The big win, however, is in programmer control. When the C++ compiler fails to generate sufficiently fast code, the programmer can drop down into intrinsics or even inline assembly to squeeze the last bit of performance out of the code. For instance, you can rewrite the matrix multiplication routine with hand-optimized code using SSE2 intrinsics and score a substantial win. The big difference here between the managed world and the native world is that this is impossible in the managed world. A programmer cannot drop down to a lower-level to help the CLR generate better code. What is generated for you is all you get in the managed world. In other words, you're at the mercy of the run-time code generator.
That said, I'm not trying to bash .NET or C# or any managed language. I use XNA and .NET for some of my work, and I enjoy using it. It's fun and productive, but you also have to use it for what it is and know its limitations, just like with any language/product. Unless you're rewriting Havok and are knowledgable in x86 architecture and instruction set, chances are you will write C# code that is just as fast as C++, and be more productive doing it. That's the big win for the majority of .NET developers who really don't care and don't need to know what's going on internally. Writing GUI front-ends and database interaction back-ends wil practically never require these sorts of low-level optimizations.
To give some concrete numbers to the vector math case, I compared XNA's Matrix.Multiply (in .NET) to what the Visual Studio 2008 C++ compiler will generate. The (native) C++ routine I used is a direct copy of what Reflector gives as MC++ output for XNA's Matrix.Multiply to make the comparison as accurate as possible. I then wrote the matrix multiplication using SSE2 intrinsics, including a version in C++/CLI. The times below are the total running time over 10,000,000 successive multiplies, where the same matrices are used each iteration to ensure cache hits and remove the dependency on possible memory access latency differences.

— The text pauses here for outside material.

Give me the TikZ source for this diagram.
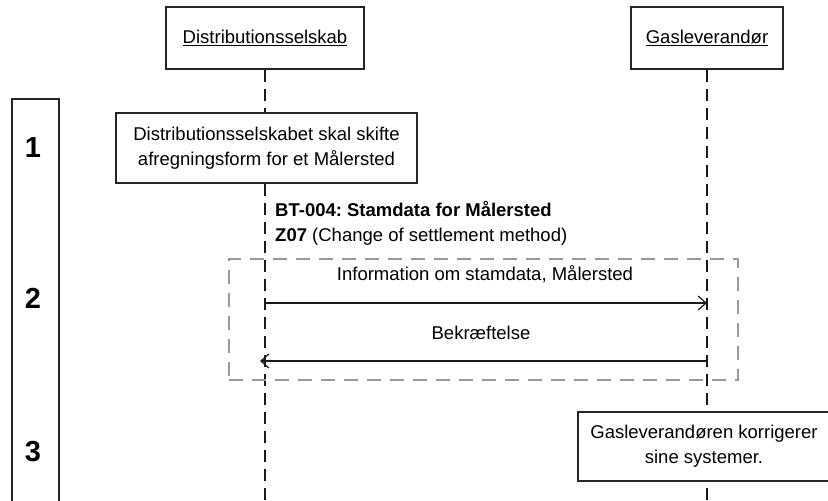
\documentclass[tikz,border=0pt]{standalone}
\usepackage{fontspec}
\setmainfont{Liberation Sans}
\usetikzlibrary{arrows.meta}
\frenchspacing
\begin{document}
\begin{tikzpicture}[x=1pt,y=-1pt,
  txt/.style={font=\fontsize{18.5}{25}\selectfont},
  box/.style={draw=black!85, line width=1.6pt, fill=white, txt, align=center, inner sep=0pt},
  life/.style={draw=black!90, line width=1.3pt, dash pattern=on 12pt off 7pt},
  grp/.style={draw=black!40, line width=2pt, dash pattern=on 14pt off 9pt},
  msg/.style={draw=black!90, line width=1.2pt, -{Straight Barb[length=8pt,width=14pt]}},
  num/.style={font=\fontsize{29}{34}\selectfont\bfseries, inner sep=0pt}
]
\useasboundingbox (0,0) rectangle (828,501);
\clip (0,0) rectangle (828,501);
\fill[white] (0,0) rectangle (828,501);

% participants
\node[box, minimum width=198, minimum height=62] (tA) at (265,38) {\underline{Distributionsselskab}};
\node[box, minimum width=152, minimum height=62] (tB) at (707,38) {\underline{Gasleverandør}};

% lifelines
\coordinate (endA) at (265,510);
\coordinate (endB) at (707,510);
\draw[life] (tA.south) -- (endA);
\draw[life] (tB.south) -- (endB);

% lane box with step numbers
\node[draw=black!85, line width=1.6pt, minimum width=47, minimum height=411, inner sep=0pt] (lane) at (35.5,304.5) {};
\node[num] (n1) at (33,148) {1};
\node[num] (n2) at (33,298) {2};
\node[num] (n3) at (33,452) {3};

% step 1
\node[box, minimum width=301, minimum height=70] (s1) at (266.5,148)
  {Distributionsselskabet skal skifte\\afregningsform for et Målersted};

% message label
\node[txt, anchor=north west, align=left, inner sep=0pt] (lbl) at (275,201)
  {\textbf{BT-004: Stamdata for Målersted}\\\textbf{Z07} (Change of settlement method)};

% group
\node[grp, minimum width=509, minimum height=121, inner sep=0pt] (grp) at (483.5,319.5) {};

% messages
\coordinate (a1) at (265,303);
\coordinate (b1) at (707,303);
\coordinate (a2) at (260,361);
\coordinate (b2) at (706,361);
\draw[msg] (a1) -- (b1);
\draw[msg] (b2) -- (a2);
\node[txt, inner sep=0pt] (m1) at (485,274) {Information om stamdata, Målersted};
\node[txt, inner sep=0pt] (m2) at (481,333) {Bekræftelse};

% step 3
\node[box, minimum width=252, minimum height=69] (s3) at (704,446.5)
  {Gasleverandøren korrigerer\\sine systemer.};
\end{tikzpicture}
\end{document}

Machine: Core 2 Duo E6600 clocked at 3.0GHz
Managed XNA - Matrix.Multiply(ref,ref,out): 557ms
Managed w/ P/Invoke to SSE2 function: 341ms
Native C++ - Full Compiler Optimizations: 300ms
Native C++ - hand-optimized SSE2: 138ms
Again, the point of this test if
not to "prove" that C#/.NET is slower than C++ in the general case! The point is to show that there do exist special cases where native code clearly and substantially outperforms managed code. It is up to the developer/team to decide if the performance requirements of the program are better suited to C# (which is very productive and fast in the general case) or C++ (which can be less productive, but gives more opportunity for low-level optimizations).
There are more special cases than just the vector math case, but the important thing to remember from all this is that the cases where you will notice a speed difference and can achieve significantly better performance in C++ are just that: special cases. In general, you will not notice the difference in everyday usage.
For the purpose of this discussion, the Xbox CLR has been intentionally left out. We are all aware of the performance issues regarding it, and just bringing them up again is an exercise in futility.